**SOURCE MATERIAL:**
★ ★ ★ ★ ★ ★ ★

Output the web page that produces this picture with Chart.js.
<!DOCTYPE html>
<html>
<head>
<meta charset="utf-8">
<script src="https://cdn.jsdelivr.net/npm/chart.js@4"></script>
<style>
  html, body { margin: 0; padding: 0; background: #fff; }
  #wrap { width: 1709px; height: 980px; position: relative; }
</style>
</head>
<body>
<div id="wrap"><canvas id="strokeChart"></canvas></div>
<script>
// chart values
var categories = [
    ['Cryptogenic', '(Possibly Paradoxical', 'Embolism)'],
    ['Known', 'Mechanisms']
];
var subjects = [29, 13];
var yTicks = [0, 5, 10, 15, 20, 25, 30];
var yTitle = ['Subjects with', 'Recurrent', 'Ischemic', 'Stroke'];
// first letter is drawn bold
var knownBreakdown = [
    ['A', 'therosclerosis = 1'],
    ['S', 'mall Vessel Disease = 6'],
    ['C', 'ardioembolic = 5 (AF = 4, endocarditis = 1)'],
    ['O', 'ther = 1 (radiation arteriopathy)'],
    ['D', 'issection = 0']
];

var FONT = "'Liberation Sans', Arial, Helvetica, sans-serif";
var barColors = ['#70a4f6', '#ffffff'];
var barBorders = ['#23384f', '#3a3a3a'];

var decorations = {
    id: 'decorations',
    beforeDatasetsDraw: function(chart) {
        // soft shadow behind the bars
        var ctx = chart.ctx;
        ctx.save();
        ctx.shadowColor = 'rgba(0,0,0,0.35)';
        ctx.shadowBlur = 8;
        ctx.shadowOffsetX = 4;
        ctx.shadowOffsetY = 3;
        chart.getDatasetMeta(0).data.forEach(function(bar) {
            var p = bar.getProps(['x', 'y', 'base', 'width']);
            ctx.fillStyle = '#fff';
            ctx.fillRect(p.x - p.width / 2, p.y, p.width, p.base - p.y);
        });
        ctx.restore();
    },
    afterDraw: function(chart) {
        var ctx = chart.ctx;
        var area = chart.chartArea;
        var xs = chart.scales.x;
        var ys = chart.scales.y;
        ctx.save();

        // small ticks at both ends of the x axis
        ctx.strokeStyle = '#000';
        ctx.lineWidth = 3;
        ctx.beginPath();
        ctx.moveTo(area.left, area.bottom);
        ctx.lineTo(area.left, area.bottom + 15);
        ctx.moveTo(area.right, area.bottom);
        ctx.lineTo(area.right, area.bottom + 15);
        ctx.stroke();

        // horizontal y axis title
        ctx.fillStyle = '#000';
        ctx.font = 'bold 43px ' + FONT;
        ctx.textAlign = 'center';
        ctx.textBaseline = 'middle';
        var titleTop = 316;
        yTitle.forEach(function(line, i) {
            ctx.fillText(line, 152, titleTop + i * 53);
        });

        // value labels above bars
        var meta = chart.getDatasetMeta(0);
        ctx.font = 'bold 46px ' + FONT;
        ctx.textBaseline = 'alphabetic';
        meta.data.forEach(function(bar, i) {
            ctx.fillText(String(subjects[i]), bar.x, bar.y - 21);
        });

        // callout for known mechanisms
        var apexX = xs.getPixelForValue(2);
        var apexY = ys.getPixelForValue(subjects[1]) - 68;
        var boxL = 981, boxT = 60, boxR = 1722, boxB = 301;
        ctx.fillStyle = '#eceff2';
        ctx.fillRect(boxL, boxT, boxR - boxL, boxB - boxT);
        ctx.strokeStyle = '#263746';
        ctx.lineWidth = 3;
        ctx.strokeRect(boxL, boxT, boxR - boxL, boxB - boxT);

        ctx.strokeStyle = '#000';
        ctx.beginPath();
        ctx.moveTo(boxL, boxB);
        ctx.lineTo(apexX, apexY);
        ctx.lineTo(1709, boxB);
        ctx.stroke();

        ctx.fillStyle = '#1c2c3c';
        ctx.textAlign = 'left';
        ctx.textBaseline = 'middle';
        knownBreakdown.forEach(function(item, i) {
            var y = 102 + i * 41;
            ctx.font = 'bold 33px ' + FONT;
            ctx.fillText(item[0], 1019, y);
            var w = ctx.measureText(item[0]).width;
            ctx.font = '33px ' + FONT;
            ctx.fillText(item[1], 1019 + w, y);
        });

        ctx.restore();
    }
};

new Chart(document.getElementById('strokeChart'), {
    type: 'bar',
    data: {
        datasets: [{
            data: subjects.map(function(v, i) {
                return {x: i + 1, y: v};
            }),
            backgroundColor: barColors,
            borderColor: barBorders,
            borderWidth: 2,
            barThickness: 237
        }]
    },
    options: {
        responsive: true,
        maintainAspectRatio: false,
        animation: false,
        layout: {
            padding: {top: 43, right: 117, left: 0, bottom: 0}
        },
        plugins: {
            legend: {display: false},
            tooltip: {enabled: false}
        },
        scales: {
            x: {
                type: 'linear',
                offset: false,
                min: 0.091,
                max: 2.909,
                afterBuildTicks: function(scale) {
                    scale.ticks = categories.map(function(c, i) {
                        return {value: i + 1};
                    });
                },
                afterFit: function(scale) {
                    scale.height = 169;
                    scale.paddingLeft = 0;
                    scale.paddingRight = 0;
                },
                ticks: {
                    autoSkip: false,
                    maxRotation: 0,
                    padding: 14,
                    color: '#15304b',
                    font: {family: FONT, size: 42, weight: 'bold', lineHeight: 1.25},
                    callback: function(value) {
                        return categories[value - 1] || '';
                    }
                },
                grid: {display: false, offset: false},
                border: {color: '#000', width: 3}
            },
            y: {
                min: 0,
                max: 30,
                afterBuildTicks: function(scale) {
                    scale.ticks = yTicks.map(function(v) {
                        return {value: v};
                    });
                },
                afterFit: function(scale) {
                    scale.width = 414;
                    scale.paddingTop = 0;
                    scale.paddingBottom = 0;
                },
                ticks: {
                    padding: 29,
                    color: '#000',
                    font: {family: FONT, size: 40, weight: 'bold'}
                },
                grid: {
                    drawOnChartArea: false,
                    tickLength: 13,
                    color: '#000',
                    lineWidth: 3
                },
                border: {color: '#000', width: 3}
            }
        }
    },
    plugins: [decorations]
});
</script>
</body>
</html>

★ ★ ★ ★ ★ ★ ★

**THE EXERCISE:**
Reproduce every line of the data verbatim.

**RESULT OF THE TASK:**
Output the web page that produces this picture with Chart.js.
<!DOCTYPE html>
<html>
<head>
<meta charset="utf-8">
<script src="https://cdn.jsdelivr.net/npm/chart.js@4"></script>
<style>
  html, body { margin: 0; padding: 0; background: #fff; }
  #wrap { width: 1709px; height: 980px; position: relative; }
</style>
</head>
<body>
<div id="wrap"><canvas id="strokeChart"></canvas></div>
<script>
// chart values
var categories = [
    ['Cryptogenic', '(Possibly Paradoxical', 'Embolism)'],
    ['Known', 'Mechanisms']
];
var subjects = [29, 13];
var yTicks = [0, 5, 10, 15, 20, 25, 30];
var yTitle = ['Subjects with', 'Recurrent', 'Ischemic', 'Stroke'];
// first letter is drawn bold
var knownBreakdown = [
    ['A', 'therosclerosis = 1'],
    ['S', 'mall Vessel Disease = 6'],
    ['C', 'ardioembolic = 5 (AF = 4, endocarditis = 1)'],
    ['O', 'ther = 1 (radiation arteriopathy)'],
    ['D', 'issection = 0']
];

var FONT = "'Liberation Sans', Arial, Helvetica, sans-serif";
var barColors = ['#70a4f6', '#ffffff'];
var barBorders = ['#23384f', '#3a3a3a'];

var decorations = {
    id: 'decorations',
    beforeDatasetsDraw: function(chart) {
        // soft shadow behind the bars
        var ctx = chart.ctx;
        ctx.save();
        ctx.shadowColor = 'rgba(0,0,0,0.35)';
        ctx.shadowBlur = 8;
        ctx.shadowOffsetX = 4;
        ctx.shadowOffsetY = 3;
        chart.getDatasetMeta(0).data.forEach(function(bar) {
            var p = bar.getProps(['x', 'y', 'base', 'width']);
            ctx.fillStyle = '#fff';
            ctx.fillRect(p.x - p.width / 2, p.y, p.width, p.base - p.y);
        });
        ctx.restore();
    },
    afterDraw: function(chart) {
        var ctx = chart.ctx;
        var area = chart.chartArea;
        var xs = chart.scales.x;
        var ys = chart.scales.y;
        ctx.save();

        // small ticks at both ends of the x axis
        ctx.strokeStyle = '#000';
        ctx.lineWidth = 3;
        ctx.beginPath();
        ctx.moveTo(area.left, area.bottom);
        ctx.lineTo(area.left, area.bottom + 15);
        ctx.moveTo(area.right, area.bottom);
        ctx.lineTo(area.right, area.bottom + 15);
        ctx.stroke();

        // horizontal y axis title
        ctx.fillStyle = '#000';
        ctx.font = 'bold 43px ' + FONT;
        ctx.textAlign = 'center';
        ctx.textBaseline = 'middle';
        var titleTop = 316;
        yTitle.forEach(function(line, i) {
            ctx.fillText(line, 152, titleTop + i * 53);
        });

        // value labels above bars
        var meta = chart.getDatasetMeta(0);
        ctx.font = 'bold 46px ' + FONT;
        ctx.textBaseline = 'alphabetic';
        meta.data.forEach(function(bar, i) {
            ctx.fillText(String(subjects[i]), bar.x, bar.y - 21);
        });

        // callout for known mechanisms
        var apexX = xs.getPixelForValue(2);
        var apexY = ys.getPixelForValue(subjects[1]) - 68;
        var boxL = 981, boxT = 60, boxR = 1722, boxB = 301;
        ctx.fillStyle = '#eceff2';
        ctx.fillRect(boxL, boxT, boxR - boxL, boxB - boxT);
        ctx.strokeStyle = '#263746';
        ctx.lineWidth = 3;
        ctx.strokeRect(boxL, boxT, boxR - boxL, boxB - boxT);

        ctx.strokeStyle = '#000';
        ctx.beginPath();
        ctx.moveTo(boxL, boxB);
        ctx.lineTo(apexX, apexY);
        ctx.lineTo(1709, boxB);
        ctx.stroke();

        ctx.fillStyle = '#1c2c3c';
        ctx.textAlign = 'left';
        ctx.textBaseline = 'middle';
        knownBreakdown.forEach(function(item, i) {
            var y = 102 + i * 41;
            ctx.font = 'bold 33px ' + FONT;
            ctx.fillText(item[0], 1019, y);
            var w = ctx.measureText(item[0]).width;
            ctx.font = '33px ' + FONT;
            ctx.fillText(item[1], 1019 + w, y);
        });

        ctx.restore();
    }
};

new Chart(document.getElementById('strokeChart'), {
    type: 'bar',
    data: {
        datasets: [{
            data: subjects.map(function(v, i) {
                return {x: i + 1, y: v};
            }),
            backgroundColor: barColors,
            borderColor: barBorders,
            borderWidth: 2,
            barThickness: 237
        }]
    },
    options: {
        responsive: true,
        maintainAspectRatio: false,
        animation: false,
        layout: {
            padding: {top: 43, right: 117, left: 0, bottom: 0}
        },
        plugins: {
            legend: {display: false},
            tooltip: {enabled: false}
        },
        scales: {
            x: {
                type: 'linear',
                offset: false,
                min: 0.091,
                max: 2.909,
                afterBuildTicks: function(scale) {
                    scale.ticks = categories.map(function(c, i) {
                        return {value: i + 1};
                    });
                },
                afterFit: function(scale) {
                    scale.height = 169;
                    scale.paddingLeft = 0;
                    scale.paddingRight = 0;
                },
                ticks: {
                    autoSkip: false,
                    maxRotation: 0,
                    padding: 14,
                    color: '#15304b',
                    font: {family: FONT, size: 42, weight: 'bold', lineHeight: 1.25},
                    callback: function(value) {
                        return categories[value - 1] || '';
                    }
                },
                grid: {display: false, offset: false},
                border: {color: '#000', width: 3}
            },
            y: {
                min: 0,
                max: 30,
                afterBuildTicks: function(scale) {
                    scale.ticks = yTicks.map(function(v) {
                        return {value: v};
                    });
                },
                afterFit: function(scale) {
                    scale.width = 414;
                    scale.paddingTop = 0;
                    scale.paddingBottom = 0;
                },
                ticks: {
                    padding: 29,
                    color: '#000',
                    font: {family: FONT, size: 40, weight: 'bold'}
                },
                grid: {
                    drawOnChartArea: false,
                    tickLength: 13,
                    color: '#000',
                    lineWidth: 3
                },
                border: {color: '#000', width: 3}
            }
        }
    },
    plugins: [decorations]
});
</script>
</body>
</html>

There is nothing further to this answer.